Each entry that follows is to be retyped exactly. Pictures do not belong in the copy.

--- START Excerpted data ---

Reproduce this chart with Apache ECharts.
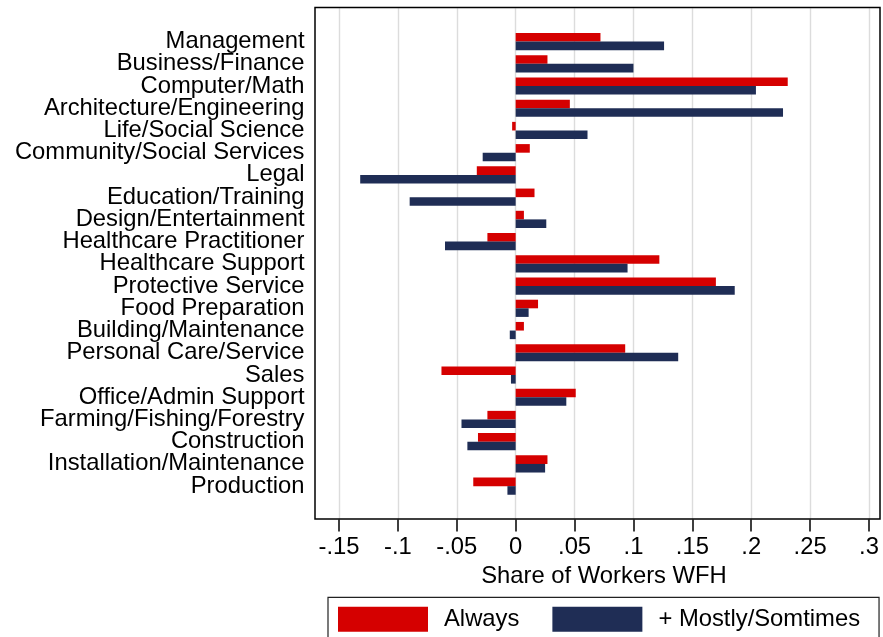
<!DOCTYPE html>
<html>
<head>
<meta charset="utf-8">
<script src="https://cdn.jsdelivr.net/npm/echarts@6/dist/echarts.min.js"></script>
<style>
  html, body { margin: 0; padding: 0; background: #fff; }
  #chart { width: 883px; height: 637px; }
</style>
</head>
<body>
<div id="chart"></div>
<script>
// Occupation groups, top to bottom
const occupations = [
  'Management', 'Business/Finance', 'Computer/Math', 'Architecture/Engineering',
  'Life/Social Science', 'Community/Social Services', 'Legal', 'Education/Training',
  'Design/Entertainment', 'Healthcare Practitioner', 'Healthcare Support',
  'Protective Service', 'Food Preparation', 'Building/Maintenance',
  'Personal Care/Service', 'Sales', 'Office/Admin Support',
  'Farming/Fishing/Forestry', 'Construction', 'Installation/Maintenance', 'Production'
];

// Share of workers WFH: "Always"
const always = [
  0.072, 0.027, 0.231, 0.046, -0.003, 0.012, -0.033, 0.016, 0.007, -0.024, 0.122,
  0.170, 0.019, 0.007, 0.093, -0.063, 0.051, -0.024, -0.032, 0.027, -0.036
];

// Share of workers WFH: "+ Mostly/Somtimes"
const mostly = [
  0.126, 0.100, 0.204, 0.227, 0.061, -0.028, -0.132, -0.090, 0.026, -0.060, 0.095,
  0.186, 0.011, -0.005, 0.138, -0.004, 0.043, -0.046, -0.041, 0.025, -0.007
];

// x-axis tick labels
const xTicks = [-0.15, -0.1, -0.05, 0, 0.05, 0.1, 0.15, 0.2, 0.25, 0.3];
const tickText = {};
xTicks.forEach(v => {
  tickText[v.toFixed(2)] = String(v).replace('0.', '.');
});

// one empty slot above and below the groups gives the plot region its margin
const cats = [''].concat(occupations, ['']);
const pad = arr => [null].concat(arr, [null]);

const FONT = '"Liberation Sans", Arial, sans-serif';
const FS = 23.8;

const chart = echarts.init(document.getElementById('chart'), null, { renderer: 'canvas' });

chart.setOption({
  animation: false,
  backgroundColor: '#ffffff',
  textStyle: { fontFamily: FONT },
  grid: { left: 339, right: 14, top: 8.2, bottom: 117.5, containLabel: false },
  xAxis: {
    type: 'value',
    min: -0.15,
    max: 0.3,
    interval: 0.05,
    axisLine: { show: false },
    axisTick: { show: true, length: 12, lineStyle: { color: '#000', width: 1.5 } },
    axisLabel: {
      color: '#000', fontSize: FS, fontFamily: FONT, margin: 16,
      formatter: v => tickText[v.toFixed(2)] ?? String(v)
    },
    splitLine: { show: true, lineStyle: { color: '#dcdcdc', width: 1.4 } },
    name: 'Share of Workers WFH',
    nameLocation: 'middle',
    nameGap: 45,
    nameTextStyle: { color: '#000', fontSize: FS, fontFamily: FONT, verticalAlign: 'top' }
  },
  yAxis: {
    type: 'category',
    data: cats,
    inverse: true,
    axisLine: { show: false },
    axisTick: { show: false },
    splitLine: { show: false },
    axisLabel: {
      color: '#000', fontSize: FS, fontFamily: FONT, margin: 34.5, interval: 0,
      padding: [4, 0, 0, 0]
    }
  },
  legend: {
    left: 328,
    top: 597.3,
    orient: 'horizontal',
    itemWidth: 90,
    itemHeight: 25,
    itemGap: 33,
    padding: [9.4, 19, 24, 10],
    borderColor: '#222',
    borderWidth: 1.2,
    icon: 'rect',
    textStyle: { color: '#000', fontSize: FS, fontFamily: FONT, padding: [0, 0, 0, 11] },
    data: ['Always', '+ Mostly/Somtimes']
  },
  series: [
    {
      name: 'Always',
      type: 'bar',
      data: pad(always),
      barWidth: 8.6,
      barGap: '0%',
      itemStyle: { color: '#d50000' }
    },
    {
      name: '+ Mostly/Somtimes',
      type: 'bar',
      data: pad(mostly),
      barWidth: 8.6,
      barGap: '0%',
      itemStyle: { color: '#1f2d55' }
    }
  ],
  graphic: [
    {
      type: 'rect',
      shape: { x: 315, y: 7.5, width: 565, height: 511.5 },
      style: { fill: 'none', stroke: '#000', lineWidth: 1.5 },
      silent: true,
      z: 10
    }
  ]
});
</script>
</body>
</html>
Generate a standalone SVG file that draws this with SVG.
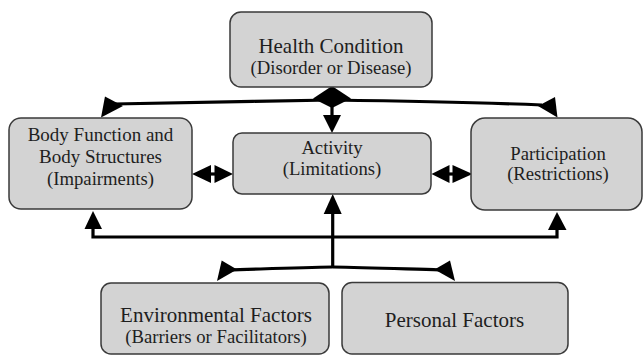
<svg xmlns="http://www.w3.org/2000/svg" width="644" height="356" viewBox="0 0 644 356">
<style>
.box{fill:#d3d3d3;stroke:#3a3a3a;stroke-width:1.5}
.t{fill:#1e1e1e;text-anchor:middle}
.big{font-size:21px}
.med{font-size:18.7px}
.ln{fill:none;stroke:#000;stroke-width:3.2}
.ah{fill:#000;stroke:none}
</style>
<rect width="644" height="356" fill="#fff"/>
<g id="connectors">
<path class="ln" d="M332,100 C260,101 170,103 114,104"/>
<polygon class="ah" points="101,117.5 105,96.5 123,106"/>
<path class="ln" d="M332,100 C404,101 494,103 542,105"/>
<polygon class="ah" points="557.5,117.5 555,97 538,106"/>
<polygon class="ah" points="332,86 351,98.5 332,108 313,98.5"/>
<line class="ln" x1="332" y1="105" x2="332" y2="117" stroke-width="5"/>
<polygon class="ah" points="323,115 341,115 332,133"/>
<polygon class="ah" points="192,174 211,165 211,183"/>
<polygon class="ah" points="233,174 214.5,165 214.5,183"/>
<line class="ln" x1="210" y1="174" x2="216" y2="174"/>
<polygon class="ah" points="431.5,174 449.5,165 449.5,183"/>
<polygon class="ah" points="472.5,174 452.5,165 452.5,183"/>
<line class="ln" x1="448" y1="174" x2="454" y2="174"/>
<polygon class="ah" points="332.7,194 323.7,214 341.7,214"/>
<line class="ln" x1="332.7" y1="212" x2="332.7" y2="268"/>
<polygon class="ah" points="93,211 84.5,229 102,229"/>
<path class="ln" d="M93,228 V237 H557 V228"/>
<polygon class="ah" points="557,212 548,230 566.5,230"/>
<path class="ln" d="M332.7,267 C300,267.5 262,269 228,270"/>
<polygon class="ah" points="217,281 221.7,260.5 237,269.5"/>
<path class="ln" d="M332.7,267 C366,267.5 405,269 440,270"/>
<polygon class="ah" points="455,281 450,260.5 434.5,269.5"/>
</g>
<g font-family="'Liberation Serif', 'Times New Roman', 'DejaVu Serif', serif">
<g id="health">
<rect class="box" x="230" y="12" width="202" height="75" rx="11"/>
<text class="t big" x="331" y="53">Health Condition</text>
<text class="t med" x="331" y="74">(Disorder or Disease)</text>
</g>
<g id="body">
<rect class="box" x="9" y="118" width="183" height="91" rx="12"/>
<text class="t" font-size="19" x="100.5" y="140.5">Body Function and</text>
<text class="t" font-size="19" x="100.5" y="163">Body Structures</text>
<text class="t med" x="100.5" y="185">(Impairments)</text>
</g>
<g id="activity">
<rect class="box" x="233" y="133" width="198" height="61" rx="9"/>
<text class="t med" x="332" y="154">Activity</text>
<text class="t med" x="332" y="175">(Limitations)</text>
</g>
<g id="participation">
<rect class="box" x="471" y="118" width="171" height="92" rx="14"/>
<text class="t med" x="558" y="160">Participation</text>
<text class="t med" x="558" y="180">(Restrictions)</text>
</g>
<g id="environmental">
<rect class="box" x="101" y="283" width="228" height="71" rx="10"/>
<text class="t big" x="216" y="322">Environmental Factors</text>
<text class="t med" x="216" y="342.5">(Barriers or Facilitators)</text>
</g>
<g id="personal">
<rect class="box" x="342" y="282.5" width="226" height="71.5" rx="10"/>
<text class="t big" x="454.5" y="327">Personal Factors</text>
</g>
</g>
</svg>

--- END Excerpted data ---

> Answer for this exercise
Reproduce this chart with Apache ECharts.
<!DOCTYPE html>
<html>
<head>
<meta charset="utf-8">
<script src="https://cdn.jsdelivr.net/npm/echarts@6/dist/echarts.min.js"></script>
<style>
  html, body { margin: 0; padding: 0; background: #fff; }
  #chart { width: 883px; height: 637px; }
</style>
</head>
<body>
<div id="chart"></div>
<script>
// Occupation groups, top to bottom
const occupations = [
  'Management', 'Business/Finance', 'Computer/Math', 'Architecture/Engineering',
  'Life/Social Science', 'Community/Social Services', 'Legal', 'Education/Training',
  'Design/Entertainment', 'Healthcare Practitioner', 'Healthcare Support',
  'Protective Service', 'Food Preparation', 'Building/Maintenance',
  'Personal Care/Service', 'Sales', 'Office/Admin Support',
  'Farming/Fishing/Forestry', 'Construction', 'Installation/Maintenance', 'Production'
];

// Share of workers WFH: "Always"
const always = [
  0.072, 0.027, 0.231, 0.046, -0.003, 0.012, -0.033, 0.016, 0.007, -0.024, 0.122,
  0.170, 0.019, 0.007, 0.093, -0.063, 0.051, -0.024, -0.032, 0.027, -0.036
];

// Share of workers WFH: "+ Mostly/Somtimes"
const mostly = [
  0.126, 0.100, 0.204, 0.227, 0.061, -0.028, -0.132, -0.090, 0.026, -0.060, 0.095,
  0.186, 0.011, -0.005, 0.138, -0.004, 0.043, -0.046, -0.041, 0.025, -0.007
];

// x-axis tick labels
const xTicks = [-0.15, -0.1, -0.05, 0, 0.05, 0.1, 0.15, 0.2, 0.25, 0.3];
const tickText = {};
xTicks.forEach(v => {
  tickText[v.toFixed(2)] = String(v).replace('0.', '.');
});

// one empty slot above and below the groups gives the plot region its margin
const cats = [''].concat(occupations, ['']);
const pad = arr => [null].concat(arr, [null]);

const FONT = '"Liberation Sans", Arial, sans-serif';
const FS = 23.8;

const chart = echarts.init(document.getElementById('chart'), null, { renderer: 'canvas' });

chart.setOption({
  animation: false,
  backgroundColor: '#ffffff',
  textStyle: { fontFamily: FONT },
  grid: { left: 339, right: 14, top: 8.2, bottom: 117.5, containLabel: false },
  xAxis: {
    type: 'value',
    min: -0.15,
    max: 0.3,
    interval: 0.05,
    axisLine: { show: false },
    axisTick: { show: true, length: 12, lineStyle: { color: '#000', width: 1.5 } },
    axisLabel: {
      color: '#000', fontSize: FS, fontFamily: FONT, margin: 16,
      formatter: v => tickText[v.toFixed(2)] ?? String(v)
    },
    splitLine: { show: true, lineStyle: { color: '#dcdcdc', width: 1.4 } },
    name: 'Share of Workers WFH',
    nameLocation: 'middle',
    nameGap: 45,
    nameTextStyle: { color: '#000', fontSize: FS, fontFamily: FONT, verticalAlign: 'top' }
  },
  yAxis: {
    type: 'category',
    data: cats,
    inverse: true,
    axisLine: { show: false },
    axisTick: { show: false },
    splitLine: { show: false },
    axisLabel: {
      color: '#000', fontSize: FS, fontFamily: FONT, margin: 34.5, interval: 0,
      padding: [4, 0, 0, 0]
    }
  },
  legend: {
    left: 328,
    top: 597.3,
    orient: 'horizontal',
    itemWidth: 90,
    itemHeight: 25,
    itemGap: 33,
    padding: [9.4, 19, 24, 10],
    borderColor: '#222',
    borderWidth: 1.2,
    icon: 'rect',
    textStyle: { color: '#000', fontSize: FS, fontFamily: FONT, padding: [0, 0, 0, 11] },
    data: ['Always', '+ Mostly/Somtimes']
  },
  series: [
    {
      name: 'Always',
      type: 'bar',
      data: pad(always),
      barWidth: 8.6,
      barGap: '0%',
      itemStyle: { color: '#d50000' }
    },
    {
      name: '+ Mostly/Somtimes',
      type: 'bar',
      data: pad(mostly),
      barWidth: 8.6,
      barGap: '0%',
      itemStyle: { color: '#1f2d55' }
    }
  ],
  graphic: [
    {
      type: 'rect',
      shape: { x: 315, y: 7.5, width: 565, height: 511.5 },
      style: { fill: 'none', stroke: '#000', lineWidth: 1.5 },
      silent: true,
      z: 10
    }
  ]
});
</script>
</body>
</html>
Generate a standalone SVG file that draws this with SVG.
<svg xmlns="http://www.w3.org/2000/svg" width="644" height="356" viewBox="0 0 644 356">
<style>
.box{fill:#d3d3d3;stroke:#3a3a3a;stroke-width:1.5}
.t{fill:#1e1e1e;text-anchor:middle}
.big{font-size:21px}
.med{font-size:18.7px}
.ln{fill:none;stroke:#000;stroke-width:3.2}
.ah{fill:#000;stroke:none}
</style>
<rect width="644" height="356" fill="#fff"/>
<g id="connectors">
<path class="ln" d="M332,100 C260,101 170,103 114,104"/>
<polygon class="ah" points="101,117.5 105,96.5 123,106"/>
<path class="ln" d="M332,100 C404,101 494,103 542,105"/>
<polygon class="ah" points="557.5,117.5 555,97 538,106"/>
<polygon class="ah" points="332,86 351,98.5 332,108 313,98.5"/>
<line class="ln" x1="332" y1="105" x2="332" y2="117" stroke-width="5"/>
<polygon class="ah" points="323,115 341,115 332,133"/>
<polygon class="ah" points="192,174 211,165 211,183"/>
<polygon class="ah" points="233,174 214.5,165 214.5,183"/>
<line class="ln" x1="210" y1="174" x2="216" y2="174"/>
<polygon class="ah" points="431.5,174 449.5,165 449.5,183"/>
<polygon class="ah" points="472.5,174 452.5,165 452.5,183"/>
<line class="ln" x1="448" y1="174" x2="454" y2="174"/>
<polygon class="ah" points="332.7,194 323.7,214 341.7,214"/>
<line class="ln" x1="332.7" y1="212" x2="332.7" y2="268"/>
<polygon class="ah" points="93,211 84.5,229 102,229"/>
<path class="ln" d="M93,228 V237 H557 V228"/>
<polygon class="ah" points="557,212 548,230 566.5,230"/>
<path class="ln" d="M332.7,267 C300,267.5 262,269 228,270"/>
<polygon class="ah" points="217,281 221.7,260.5 237,269.5"/>
<path class="ln" d="M332.7,267 C366,267.5 405,269 440,270"/>
<polygon class="ah" points="455,281 450,260.5 434.5,269.5"/>
</g>
<g font-family="'Liberation Serif', 'Times New Roman', 'DejaVu Serif', serif">
<g id="health">
<rect class="box" x="230" y="12" width="202" height="75" rx="11"/>
<text class="t big" x="331" y="53">Health Condition</text>
<text class="t med" x="331" y="74">(Disorder or Disease)</text>
</g>
<g id="body">
<rect class="box" x="9" y="118" width="183" height="91" rx="12"/>
<text class="t" font-size="19" x="100.5" y="140.5">Body Function and</text>
<text class="t" font-size="19" x="100.5" y="163">Body Structures</text>
<text class="t med" x="100.5" y="185">(Impairments)</text>
</g>
<g id="activity">
<rect class="box" x="233" y="133" width="198" height="61" rx="9"/>
<text class="t med" x="332" y="154">Activity</text>
<text class="t med" x="332" y="175">(Limitations)</text>
</g>
<g id="participation">
<rect class="box" x="471" y="118" width="171" height="92" rx="14"/>
<text class="t med" x="558" y="160">Participation</text>
<text class="t med" x="558" y="180">(Restrictions)</text>
</g>
<g id="environmental">
<rect class="box" x="101" y="283" width="228" height="71" rx="10"/>
<text class="t big" x="216" y="322">Environmental Factors</text>
<text class="t med" x="216" y="342.5">(Barriers or Facilitators)</text>
</g>
<g id="personal">
<rect class="box" x="342" y="282.5" width="226" height="71.5" rx="10"/>
<text class="t big" x="454.5" y="327">Personal Factors</text>
</g>
</g>
</svg>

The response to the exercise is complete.